___ Provided material

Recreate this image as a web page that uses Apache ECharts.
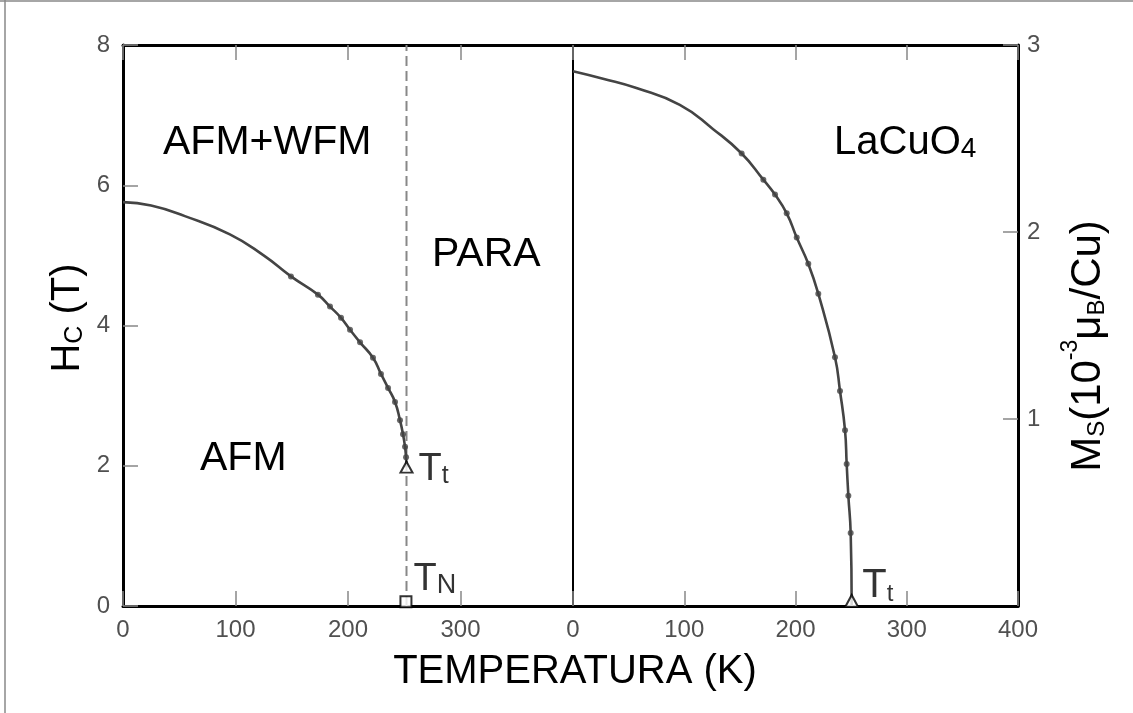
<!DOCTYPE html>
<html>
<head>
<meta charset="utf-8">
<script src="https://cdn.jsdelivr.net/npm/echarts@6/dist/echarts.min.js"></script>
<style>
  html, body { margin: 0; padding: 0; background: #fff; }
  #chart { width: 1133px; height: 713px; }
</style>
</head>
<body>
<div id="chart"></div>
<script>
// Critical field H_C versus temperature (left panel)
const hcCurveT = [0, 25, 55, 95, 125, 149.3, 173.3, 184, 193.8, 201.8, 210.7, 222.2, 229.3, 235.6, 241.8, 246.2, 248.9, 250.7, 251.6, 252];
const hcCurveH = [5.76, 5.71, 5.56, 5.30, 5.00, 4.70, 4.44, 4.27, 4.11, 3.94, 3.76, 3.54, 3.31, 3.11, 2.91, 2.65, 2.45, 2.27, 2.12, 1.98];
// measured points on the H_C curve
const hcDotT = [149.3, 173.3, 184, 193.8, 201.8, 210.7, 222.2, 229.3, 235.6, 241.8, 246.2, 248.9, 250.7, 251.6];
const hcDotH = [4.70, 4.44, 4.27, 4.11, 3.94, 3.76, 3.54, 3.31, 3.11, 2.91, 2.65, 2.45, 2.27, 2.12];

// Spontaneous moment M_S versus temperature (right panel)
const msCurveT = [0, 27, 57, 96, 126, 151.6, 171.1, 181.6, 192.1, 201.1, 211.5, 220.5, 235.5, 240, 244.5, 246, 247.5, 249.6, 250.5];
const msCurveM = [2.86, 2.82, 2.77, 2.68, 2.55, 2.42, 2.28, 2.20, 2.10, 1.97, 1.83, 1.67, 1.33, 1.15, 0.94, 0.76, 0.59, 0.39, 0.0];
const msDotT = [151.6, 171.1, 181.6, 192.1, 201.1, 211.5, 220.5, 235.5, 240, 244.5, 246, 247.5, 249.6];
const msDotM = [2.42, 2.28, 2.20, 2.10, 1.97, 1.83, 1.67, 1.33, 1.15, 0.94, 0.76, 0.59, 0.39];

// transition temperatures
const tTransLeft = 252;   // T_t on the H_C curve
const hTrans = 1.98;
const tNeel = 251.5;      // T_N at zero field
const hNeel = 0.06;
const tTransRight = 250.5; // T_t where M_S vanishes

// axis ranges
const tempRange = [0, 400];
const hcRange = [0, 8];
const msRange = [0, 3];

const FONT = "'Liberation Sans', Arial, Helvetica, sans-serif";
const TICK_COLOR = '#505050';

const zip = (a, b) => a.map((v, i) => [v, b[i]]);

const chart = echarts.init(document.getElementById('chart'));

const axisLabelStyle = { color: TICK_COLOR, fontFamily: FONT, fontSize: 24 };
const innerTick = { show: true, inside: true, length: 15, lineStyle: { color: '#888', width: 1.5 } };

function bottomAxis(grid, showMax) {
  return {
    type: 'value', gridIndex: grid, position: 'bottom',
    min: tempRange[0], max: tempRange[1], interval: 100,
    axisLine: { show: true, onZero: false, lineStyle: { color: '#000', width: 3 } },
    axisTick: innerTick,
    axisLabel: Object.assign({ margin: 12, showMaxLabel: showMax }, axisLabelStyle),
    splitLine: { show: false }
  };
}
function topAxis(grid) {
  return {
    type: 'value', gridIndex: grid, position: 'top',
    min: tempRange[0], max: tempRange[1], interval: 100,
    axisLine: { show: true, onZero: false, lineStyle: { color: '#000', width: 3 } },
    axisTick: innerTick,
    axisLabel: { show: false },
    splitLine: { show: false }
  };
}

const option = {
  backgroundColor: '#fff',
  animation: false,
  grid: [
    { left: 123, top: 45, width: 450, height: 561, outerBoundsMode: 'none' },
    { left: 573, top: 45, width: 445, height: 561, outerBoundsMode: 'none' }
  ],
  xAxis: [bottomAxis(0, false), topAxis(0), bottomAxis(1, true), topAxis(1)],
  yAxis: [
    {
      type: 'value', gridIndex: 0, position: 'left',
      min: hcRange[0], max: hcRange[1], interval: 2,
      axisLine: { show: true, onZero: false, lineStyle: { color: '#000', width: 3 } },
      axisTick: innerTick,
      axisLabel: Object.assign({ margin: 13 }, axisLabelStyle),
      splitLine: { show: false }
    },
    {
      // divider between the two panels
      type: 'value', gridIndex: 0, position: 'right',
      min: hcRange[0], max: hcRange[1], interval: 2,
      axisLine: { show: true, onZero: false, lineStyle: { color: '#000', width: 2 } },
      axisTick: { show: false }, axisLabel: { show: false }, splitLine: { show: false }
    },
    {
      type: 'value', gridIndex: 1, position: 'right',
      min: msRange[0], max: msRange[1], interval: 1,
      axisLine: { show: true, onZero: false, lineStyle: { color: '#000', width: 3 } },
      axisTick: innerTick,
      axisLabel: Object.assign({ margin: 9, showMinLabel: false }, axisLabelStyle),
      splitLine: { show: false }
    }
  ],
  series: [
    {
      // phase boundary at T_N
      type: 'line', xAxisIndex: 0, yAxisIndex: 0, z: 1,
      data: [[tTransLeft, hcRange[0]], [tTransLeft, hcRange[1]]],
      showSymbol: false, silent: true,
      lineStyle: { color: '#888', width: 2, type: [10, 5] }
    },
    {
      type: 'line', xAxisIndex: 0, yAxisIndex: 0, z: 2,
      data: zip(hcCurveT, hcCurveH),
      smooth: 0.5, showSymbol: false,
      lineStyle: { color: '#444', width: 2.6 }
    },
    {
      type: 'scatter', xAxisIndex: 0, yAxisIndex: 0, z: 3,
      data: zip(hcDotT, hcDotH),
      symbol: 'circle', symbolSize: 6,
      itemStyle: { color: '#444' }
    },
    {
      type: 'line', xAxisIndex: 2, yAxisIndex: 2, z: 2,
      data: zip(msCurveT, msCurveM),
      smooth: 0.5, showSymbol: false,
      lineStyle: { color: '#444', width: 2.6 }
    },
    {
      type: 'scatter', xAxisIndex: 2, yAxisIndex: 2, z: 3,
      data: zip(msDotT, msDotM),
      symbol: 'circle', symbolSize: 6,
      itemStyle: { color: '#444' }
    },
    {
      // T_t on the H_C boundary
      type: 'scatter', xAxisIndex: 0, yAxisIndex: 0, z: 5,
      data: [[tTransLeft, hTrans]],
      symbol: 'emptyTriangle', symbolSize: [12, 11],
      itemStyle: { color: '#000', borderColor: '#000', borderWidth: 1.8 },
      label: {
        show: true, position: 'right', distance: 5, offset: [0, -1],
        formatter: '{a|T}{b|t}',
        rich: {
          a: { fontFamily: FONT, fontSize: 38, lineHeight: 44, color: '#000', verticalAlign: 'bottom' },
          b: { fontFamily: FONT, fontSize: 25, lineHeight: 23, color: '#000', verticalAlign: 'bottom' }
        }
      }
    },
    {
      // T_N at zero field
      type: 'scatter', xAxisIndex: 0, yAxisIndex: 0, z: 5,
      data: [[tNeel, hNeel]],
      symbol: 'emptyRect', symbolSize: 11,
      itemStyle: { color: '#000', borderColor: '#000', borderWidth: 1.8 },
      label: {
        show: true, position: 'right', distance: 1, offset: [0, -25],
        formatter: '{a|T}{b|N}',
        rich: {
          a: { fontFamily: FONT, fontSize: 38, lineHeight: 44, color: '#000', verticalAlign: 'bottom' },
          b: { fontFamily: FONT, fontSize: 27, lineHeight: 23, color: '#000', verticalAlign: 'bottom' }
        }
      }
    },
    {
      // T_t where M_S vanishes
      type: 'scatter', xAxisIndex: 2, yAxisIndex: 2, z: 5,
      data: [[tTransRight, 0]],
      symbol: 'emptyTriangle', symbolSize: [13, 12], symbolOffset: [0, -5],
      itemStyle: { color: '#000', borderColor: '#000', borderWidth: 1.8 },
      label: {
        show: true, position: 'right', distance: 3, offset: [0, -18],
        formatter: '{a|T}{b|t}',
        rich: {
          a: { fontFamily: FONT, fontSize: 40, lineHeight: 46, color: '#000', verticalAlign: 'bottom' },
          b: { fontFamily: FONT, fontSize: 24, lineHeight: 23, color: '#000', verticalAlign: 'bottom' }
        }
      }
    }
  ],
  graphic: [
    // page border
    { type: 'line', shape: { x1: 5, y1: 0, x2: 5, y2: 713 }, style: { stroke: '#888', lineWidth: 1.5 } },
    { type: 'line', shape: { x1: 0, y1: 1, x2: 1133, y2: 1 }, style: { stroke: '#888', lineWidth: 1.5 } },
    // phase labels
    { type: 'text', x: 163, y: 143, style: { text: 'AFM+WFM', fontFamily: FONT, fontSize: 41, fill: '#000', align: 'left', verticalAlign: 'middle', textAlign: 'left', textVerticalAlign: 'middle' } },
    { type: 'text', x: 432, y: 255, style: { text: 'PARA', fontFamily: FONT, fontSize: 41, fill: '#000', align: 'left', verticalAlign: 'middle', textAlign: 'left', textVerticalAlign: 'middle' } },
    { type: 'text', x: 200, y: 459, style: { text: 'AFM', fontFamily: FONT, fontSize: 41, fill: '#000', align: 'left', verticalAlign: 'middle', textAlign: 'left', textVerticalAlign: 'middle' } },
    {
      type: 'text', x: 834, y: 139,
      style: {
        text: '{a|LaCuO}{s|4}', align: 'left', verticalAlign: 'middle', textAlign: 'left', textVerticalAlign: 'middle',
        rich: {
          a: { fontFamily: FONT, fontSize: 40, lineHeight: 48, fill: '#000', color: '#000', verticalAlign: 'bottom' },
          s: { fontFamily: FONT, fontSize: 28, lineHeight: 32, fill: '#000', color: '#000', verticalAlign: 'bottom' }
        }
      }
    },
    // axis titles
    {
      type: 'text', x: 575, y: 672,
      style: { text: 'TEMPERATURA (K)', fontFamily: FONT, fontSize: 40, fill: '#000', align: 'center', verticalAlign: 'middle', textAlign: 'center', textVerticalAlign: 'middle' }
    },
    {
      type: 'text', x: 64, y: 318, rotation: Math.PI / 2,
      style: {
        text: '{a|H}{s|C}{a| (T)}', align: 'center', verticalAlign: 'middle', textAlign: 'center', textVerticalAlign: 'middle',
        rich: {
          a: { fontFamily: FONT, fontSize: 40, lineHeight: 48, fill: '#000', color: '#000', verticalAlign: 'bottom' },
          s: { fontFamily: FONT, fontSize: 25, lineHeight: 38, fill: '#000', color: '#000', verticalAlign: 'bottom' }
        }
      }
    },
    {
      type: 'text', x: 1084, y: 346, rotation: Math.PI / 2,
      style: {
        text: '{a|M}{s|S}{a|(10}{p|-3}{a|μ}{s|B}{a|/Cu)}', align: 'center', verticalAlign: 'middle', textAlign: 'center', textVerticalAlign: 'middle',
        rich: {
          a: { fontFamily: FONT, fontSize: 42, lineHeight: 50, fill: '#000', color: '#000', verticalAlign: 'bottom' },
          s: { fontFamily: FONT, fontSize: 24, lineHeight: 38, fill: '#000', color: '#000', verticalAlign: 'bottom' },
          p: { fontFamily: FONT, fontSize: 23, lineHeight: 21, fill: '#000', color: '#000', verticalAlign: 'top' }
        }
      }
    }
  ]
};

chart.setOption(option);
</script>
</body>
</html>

______

▸ **Exercise directions**: Give again, word for word, every line from the top of the data through the line with "const msRange = [0, 3];", both ends included, and exclude the pictures.

▸ **The solution**:
Recreate this image as a web page that uses Apache ECharts.
<!DOCTYPE html>
<html>
<head>
<meta charset="utf-8">
<script src="https://cdn.jsdelivr.net/npm/echarts@6/dist/echarts.min.js"></script>
<style>
  html, body { margin: 0; padding: 0; background: #fff; }
  #chart { width: 1133px; height: 713px; }
</style>
</head>
<body>
<div id="chart"></div>
<script>
// Critical field H_C versus temperature (left panel)
const hcCurveT = [0, 25, 55, 95, 125, 149.3, 173.3, 184, 193.8, 201.8, 210.7, 222.2, 229.3, 235.6, 241.8, 246.2, 248.9, 250.7, 251.6, 252];
const hcCurveH = [5.76, 5.71, 5.56, 5.30, 5.00, 4.70, 4.44, 4.27, 4.11, 3.94, 3.76, 3.54, 3.31, 3.11, 2.91, 2.65, 2.45, 2.27, 2.12, 1.98];
// measured points on the H_C curve
const hcDotT = [149.3, 173.3, 184, 193.8, 201.8, 210.7, 222.2, 229.3, 235.6, 241.8, 246.2, 248.9, 250.7, 251.6];
const hcDotH = [4.70, 4.44, 4.27, 4.11, 3.94, 3.76, 3.54, 3.31, 3.11, 2.91, 2.65, 2.45, 2.27, 2.12];

// Spontaneous moment M_S versus temperature (right panel)
const msCurveT = [0, 27, 57, 96, 126, 151.6, 171.1, 181.6, 192.1, 201.1, 211.5, 220.5, 235.5, 240, 244.5, 246, 247.5, 249.6, 250.5];
const msCurveM = [2.86, 2.82, 2.77, 2.68, 2.55, 2.42, 2.28, 2.20, 2.10, 1.97, 1.83, 1.67, 1.33, 1.15, 0.94, 0.76, 0.59, 0.39, 0.0];
const msDotT = [151.6, 171.1, 181.6, 192.1, 201.1, 211.5, 220.5, 235.5, 240, 244.5, 246, 247.5, 249.6];
const msDotM = [2.42, 2.28, 2.20, 2.10, 1.97, 1.83, 1.67, 1.33, 1.15, 0.94, 0.76, 0.59, 0.39];

// transition temperatures
const tTransLeft = 252;   // T_t on the H_C curve
const hTrans = 1.98;
const tNeel = 251.5;      // T_N at zero field
const hNeel = 0.06;
const tTransRight = 250.5; // T_t where M_S vanishes

// axis ranges
const tempRange = [0, 400];
const hcRange = [0, 8];
const msRange = [0, 3];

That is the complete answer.